I’m not sure if this is what you want, but you can transpose the playback by octaves up or down in the HALion display. You might will have to edit the Expression Map to compensate - the “octave” and “coarse” pitch changes are most likely done by re-mapping the MIDI notes, not re-tuning the sound samples.


Am I correct that you also use Garritan sounds? If so, how does the Dorico implementation of clefs work for you in situations where the HALion sounds are transposed an octave but their Garritan implementations are not? (One expample might be a hymn staff on which Tenors and Basses are combined.)

Rob, can that be done for a region of bars, or only for the player as a whole?

I have GPO5, but I haven’t tried getting it to work with Dorico yet. I’m waiting for more features in the playback engine (e.g. MIDI controller editing, etc) before I put a significant amount of time into optimizing playback.

But if Garritan plays in the wrong octave and there isn’t a way to fix that in Dorico, I would edit the Garritan .SFZ files to fix it. (Unlike the Halion library, the Garritan instrument definitions are just text files).

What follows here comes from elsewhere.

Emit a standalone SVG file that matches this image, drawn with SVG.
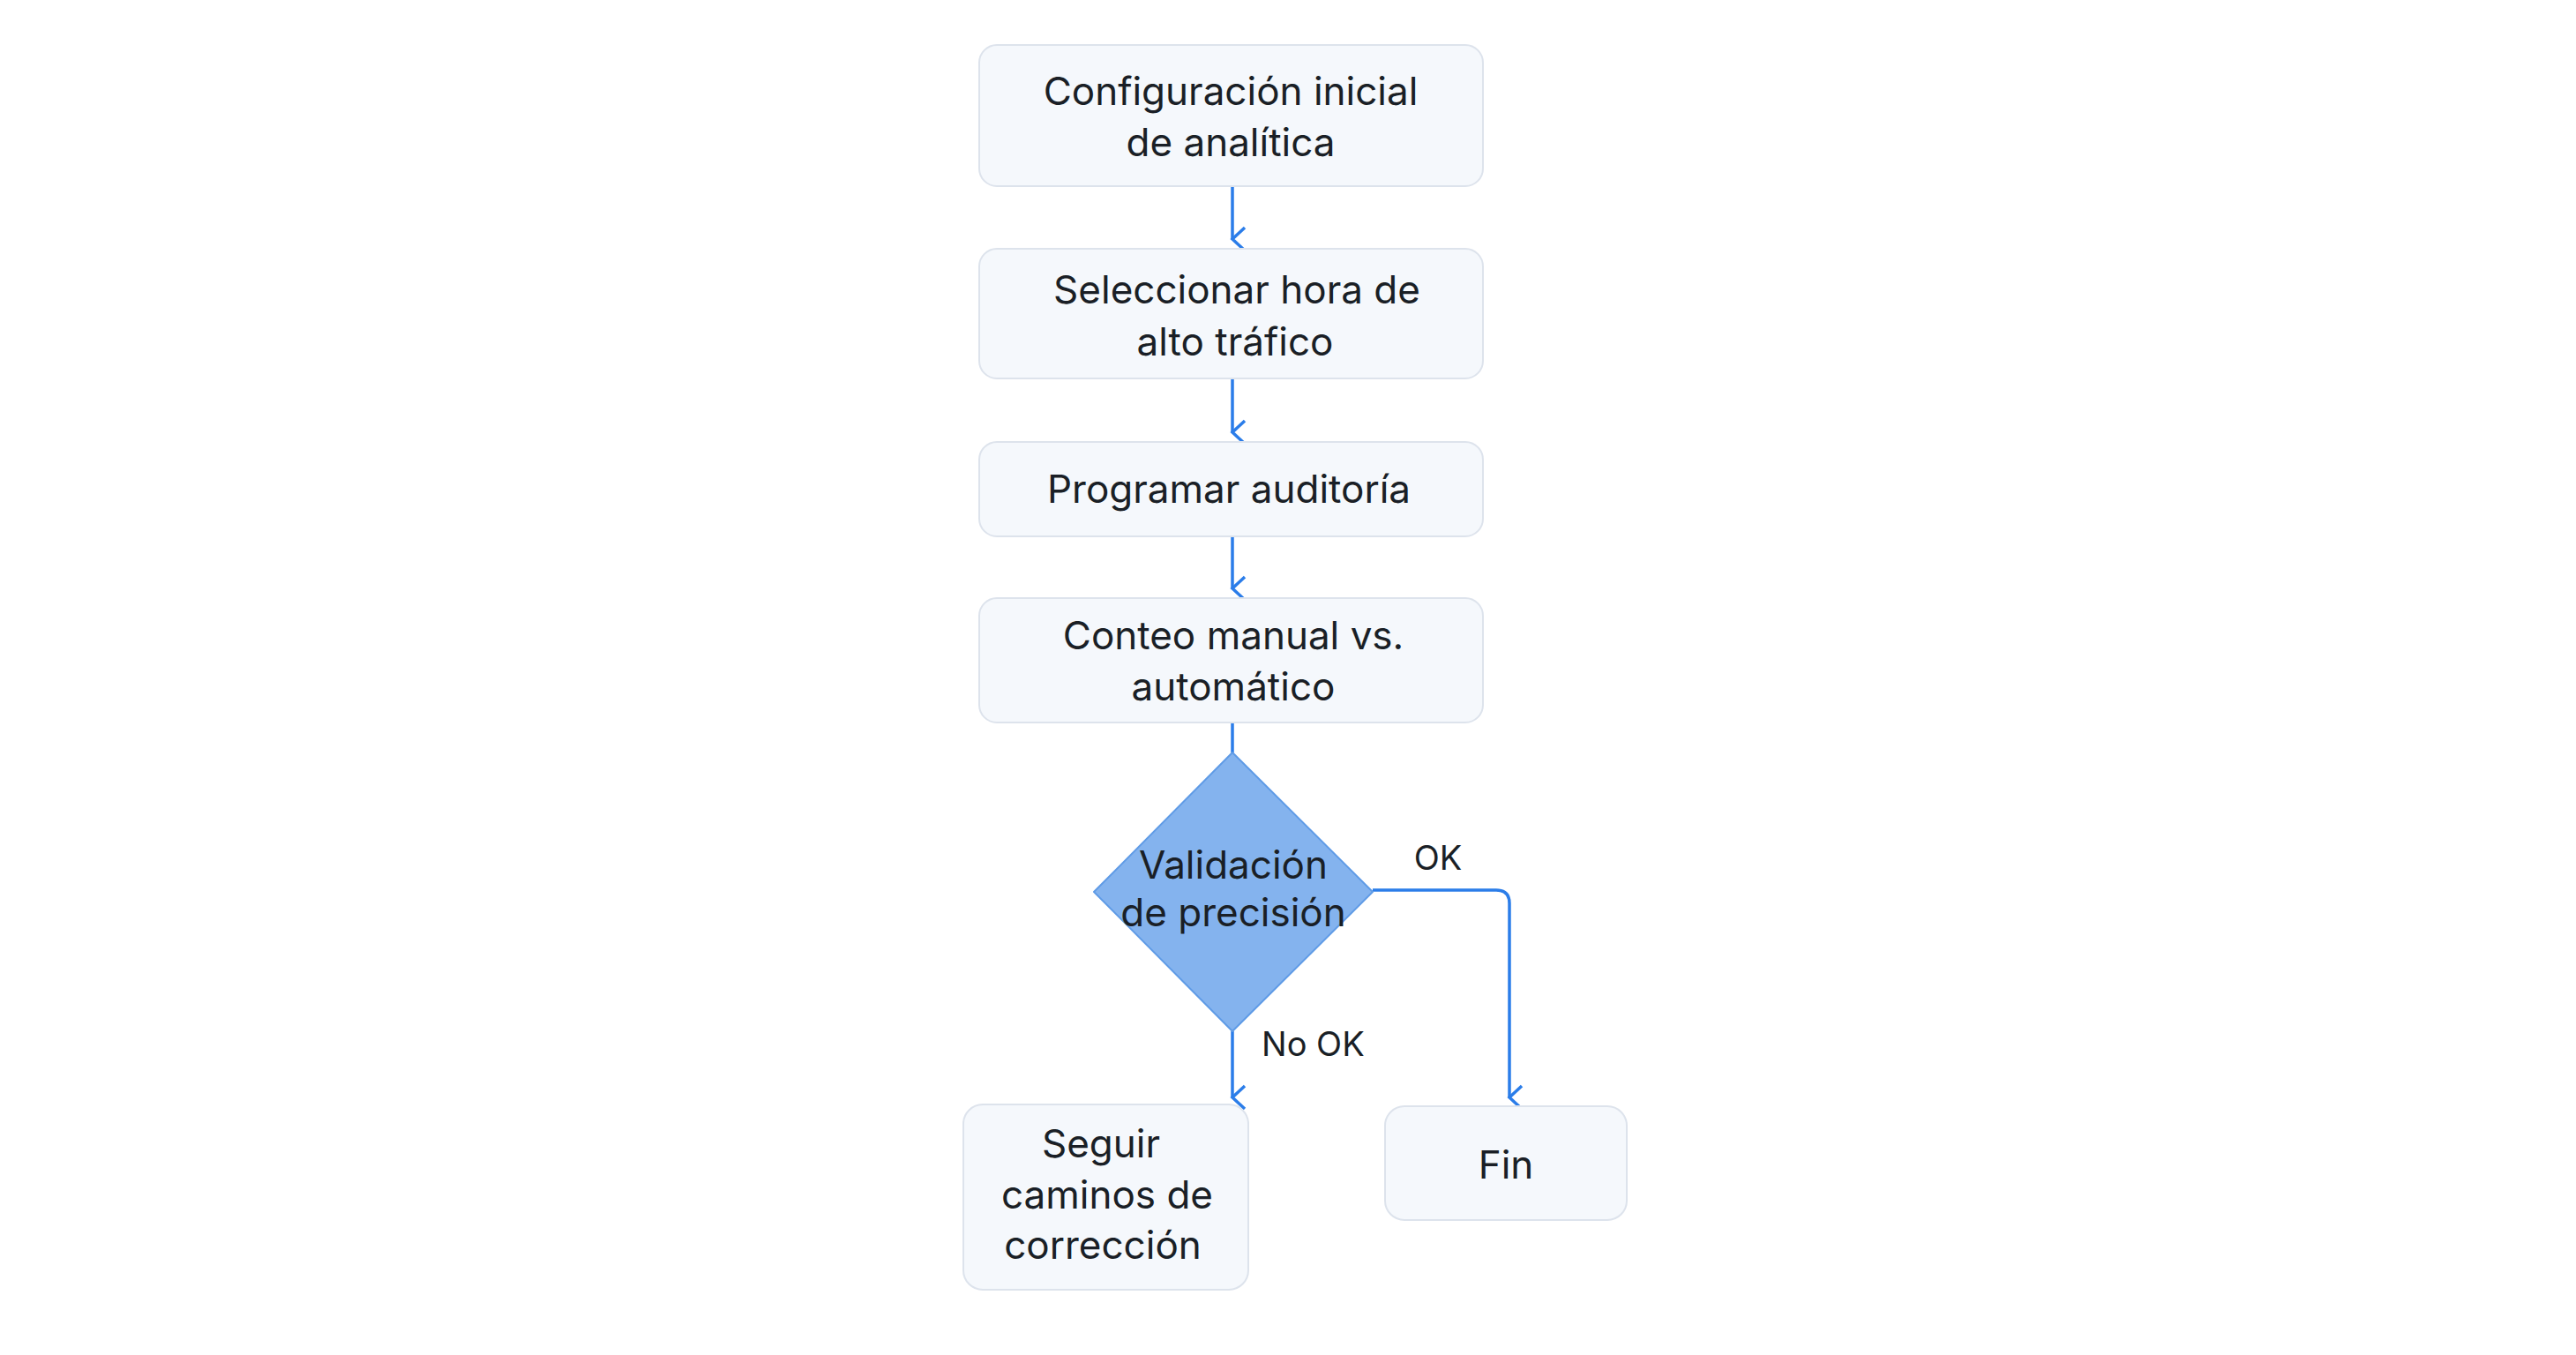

UPDATE: It looks like you can fix it in Dorico - there is a “transpose” field in the Expression Maps, and it’s set to 12 for the contrabass solo map. Since the Expression Map defines how to convert playing techniques into MIDI data, it must be interpreted by Dorico itself not by the sample player.

IMO the Halion library is OK for audio proofreading - but probably not for much beyond, that.

You can do it for each MIDI channel (i.e. instrument) independently.

I can’t see why you would want to do it just for a few bars of an instrument - unless you are trying to create a “hidden 8va line” or something like that.

I want to change the octave for the duration of the clef change.

I guess the alternative is to have separate staves, without the clef change.